What makes America exceptional? It is not our might and power. Many empires have attained glory at the tip of the sword or the lance, but that does not make them the exception to the rule. It is not some concept of ethnic unity. Many powers have waxed and waned in the civilizational dusk of ethnic exclusivity. No, it is our compassion that makes us exceptional.
At the close of the second World War, the barbaric extent of the Holocaust became clearer to the American public. Thinking back on the ships of Jews rejected at American ports and how legislation to allow 20,000 extra visas to Jewish children from Germany was gleefully rejected by the House, American public opinion toward victims fleeing violence began to shift.
These were the roots of modern American refugee policy. But the lessons have begun to fade. The guilt of complicity in the face of death of our fellow human beings has lost its bite. The sharp edges of the price of complacency have become dull. But now, in the face of a new rejection of innocent people fleeing chaos and war that we arguably seeded, we need to reconsider our humanity and compassion. We need to stop thinking of refugees as strange foreigners who mean to do us harm, because they do not. Instead, we need to cage and shelve our fears and consider the plight of these individuals before rejecting their pleas for asylum out of hand.
It is high time we walk not a mile, but a hundred miles, in the shoes of these people. It is high time that we wear their shoes, that we feel the coarseness of their clothes, that we pace the cracked earth. It is high time we feel in our mouths the caustic, bitter taste of defeat and loss, when a chance of freedom written upon a visa is declared null and void. It is high time our shoulders buckle under the weight of all that could have been and we tell our children life will not be changing, the tapestries of woven dreams were all for naught, and they may as well be tossed aside to the dustbin of abandoned beliefs and dashed hopes.

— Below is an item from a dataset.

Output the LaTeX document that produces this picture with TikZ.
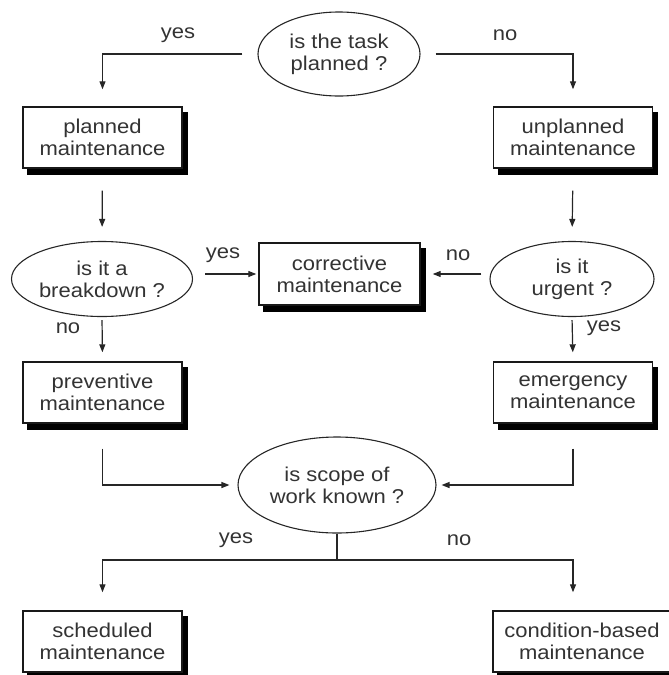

It is by wearing these clothes, breathing this air, and feeling these aches in our bones that we reconnect with those whose footsteps paved a way for our life of comfort today. Our ancestors came to this land, huddled together on ships, storm-tossed and forced to abandon what was once home. Once our own forebears were foreign, other, and not deserving to cross the threshold at Ellis Island. Our grandmothers and grandfathers were once just too Catholic, or wore clothes that were strange, or expressed love and disgust and fear and aspiration with words that were not understood.
Despite all of this strangeness, they stayed here. They withstood the test of xenophobia and hate, and they flourished. And through their trials, they have constructed what we know as America today. They constructed the shining city upon the hill, the society melded together from the strands and views of millions of people from across the world.
Refugees are easy to fear. We do not understand their language, we do not recognize their faces, and we find their clothes and customs off-putting. But their situation now is not that different from that which our own kin faced. We need to learn from the lessons of the past and have the bravery to speak in tones of compassion, even when it is frightening. We must remember, as the Rev. King advised, to reject that “man is mere flotsam and jetsam in the river of life” and instead believe deeply in the value of our own humanity and jettison the sinister pull of fear and uncertainty from our hearts.
We must never abandon the understanding that America is great because it is compassionate. The day we forget this is the day that a once-triumphant experiment of human audacity to defy its baser instincts loses the authority to call itself exceptional.